[Begin]

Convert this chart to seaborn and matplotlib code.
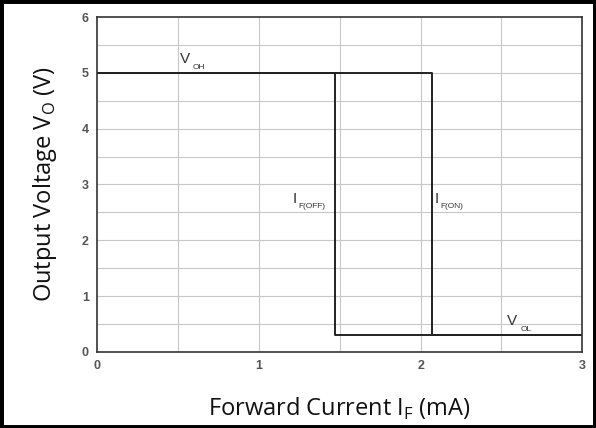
import matplotlib
matplotlib.use("Agg")
import matplotlib.pyplot as plt
from matplotlib.patches import Rectangle
import seaborn as sns
import pandas as pd

sns.set_style("white")

# Hysteresis: output voltage vs forward current
v_oh = 5.0
v_ol = 0.3
if_off = 1.47
if_on = 2.07

# rising sweep (0 -> 3 mA) and falling sweep (3 -> 0 mA)
current_up = [0, if_on, if_on, 3]
voltage_up = [v_oh, v_oh, v_ol, v_ol]
current_down = [3, if_off, if_off, 0]
voltage_down = [v_ol, v_ol, v_oh, v_oh]

df = pd.concat([
    pd.DataFrame({"current": current_up, "voltage": voltage_up, "sweep": "up"}),
    pd.DataFrame({"current": current_down, "voltage": voltage_down, "sweep": "down"}),
])

x_ticks = [0, 1, 2, 3]
y_ticks = [0, 1, 2, 3, 4, 5, 6]

# annotation labels: main letter, subscript, x, y
labels = [
    ("V", "OH", 0.51, 5.17),
    ("I", "F(OFF)", 1.21, 2.67),
    ("I", "F(ON)", 2.085, 2.67),
    ("V", "OL", 2.535, 0.48),
]

fig = plt.figure(figsize=(5.96, 4.28), dpi=100)
ax = fig.add_axes([0.163, 0.178, 0.814, 0.782])

# grid every 0.5
for v in [i * 0.5 for i in range(1, 6)]:
    ax.axvline(v, color="#c8c8c8", lw=0.8, zorder=0)
for v in [i * 0.5 for i in range(1, 12)]:
    ax.axhline(v, color="#c8c8c8", lw=0.8, zorder=0)

for sweep in ["up", "down"]:
    sns.lineplot(data=df[df["sweep"] == sweep], x="current", y="voltage",
                 sort=False, estimator=None, color="#222222", lw=1.4, ax=ax)

ax.set_xlim(0, 3)
ax.set_ylim(0, 6)
ax.set_xticks(x_ticks)
ax.set_yticks(y_ticks)
ax.tick_params(length=0, labelsize=9, labelcolor="#555555", pad=6)
for lab in ax.get_xticklabels() + ax.get_yticklabels():
    lab.set_fontfamily("Liberation Sans")
    lab.set_fontweight("bold")
for s in ax.spines.values():
    s.set_color("#333333")
    s.set_linewidth(1.2)

lab_font = {"family": "Open Sans", "size": 17, "color": "#111111"}
ax.set_xlabel(r"Forward Current I$_\mathregular{F}$ (mA)", fontdict=lab_font, labelpad=17)
ax.set_ylabel(r"Output Voltage V$_\mathregular{O}$ (V)", fontdict=lab_font, labelpad=16)

for main, sub, x, y in labels:
    ax.text(x, y, main, family="Liberation Sans", size=11, color="#333333")
    dx = 9.5 if main == "V" else 4
    ax.annotate(sub, (x, y), xytext=(dx, -4), textcoords="offset points",
                family="Liberation Sans", size=6, color="#333333")

fig.patches.append(Rectangle((0, 0), 1, 1, transform=fig.transFigure,
                             fill=False, lw=5, ec="black"))

fig.savefig("out.png", dpi=100)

[End]

**Directions:**
Output each line exactly; omit every picture.

**Task output:**
Convert this chart to seaborn and matplotlib code.
import matplotlib
matplotlib.use("Agg")
import matplotlib.pyplot as plt
from matplotlib.patches import Rectangle
import seaborn as sns
import pandas as pd

sns.set_style("white")

# Hysteresis: output voltage vs forward current
v_oh = 5.0
v_ol = 0.3
if_off = 1.47
if_on = 2.07

# rising sweep (0 -> 3 mA) and falling sweep (3 -> 0 mA)
current_up = [0, if_on, if_on, 3]
voltage_up = [v_oh, v_oh, v_ol, v_ol]
current_down = [3, if_off, if_off, 0]
voltage_down = [v_ol, v_ol, v_oh, v_oh]

df = pd.concat([
    pd.DataFrame({"current": current_up, "voltage": voltage_up, "sweep": "up"}),
    pd.DataFrame({"current": current_down, "voltage": voltage_down, "sweep": "down"}),
])

x_ticks = [0, 1, 2, 3]
y_ticks = [0, 1, 2, 3, 4, 5, 6]

# annotation labels: main letter, subscript, x, y
labels = [
    ("V", "OH", 0.51, 5.17),
    ("I", "F(OFF)", 1.21, 2.67),
    ("I", "F(ON)", 2.085, 2.67),
    ("V", "OL", 2.535, 0.48),
]

fig = plt.figure(figsize=(5.96, 4.28), dpi=100)
ax = fig.add_axes([0.163, 0.178, 0.814, 0.782])

# grid every 0.5
for v in [i * 0.5 for i in range(1, 6)]:
    ax.axvline(v, color="#c8c8c8", lw=0.8, zorder=0)
for v in [i * 0.5 for i in range(1, 12)]:
    ax.axhline(v, color="#c8c8c8", lw=0.8, zorder=0)

for sweep in ["up", "down"]:
    sns.lineplot(data=df[df["sweep"] == sweep], x="current", y="voltage",
                 sort=False, estimator=None, color="#222222", lw=1.4, ax=ax)

ax.set_xlim(0, 3)
ax.set_ylim(0, 6)
ax.set_xticks(x_ticks)
ax.set_yticks(y_ticks)
ax.tick_params(length=0, labelsize=9, labelcolor="#555555", pad=6)
for lab in ax.get_xticklabels() + ax.get_yticklabels():
    lab.set_fontfamily("Liberation Sans")
    lab.set_fontweight("bold")
for s in ax.spines.values():
    s.set_color("#333333")
    s.set_linewidth(1.2)

lab_font = {"family": "Open Sans", "size": 17, "color": "#111111"}
ax.set_xlabel(r"Forward Current I$_\mathregular{F}$ (mA)", fontdict=lab_font, labelpad=17)
ax.set_ylabel(r"Output Voltage V$_\mathregular{O}$ (V)", fontdict=lab_font, labelpad=16)

for main, sub, x, y in labels:
    ax.text(x, y, main, family="Liberation Sans", size=11, color="#333333")
    dx = 9.5 if main == "V" else 4
    ax.annotate(sub, (x, y), xytext=(dx, -4), textcoords="offset points",
                family="Liberation Sans", size=6, color="#333333")

fig.patches.append(Rectangle((0, 0), 1, 1, transform=fig.transFigure,
                             fill=False, lw=5, ec="black"))

fig.savefig("out.png", dpi=100)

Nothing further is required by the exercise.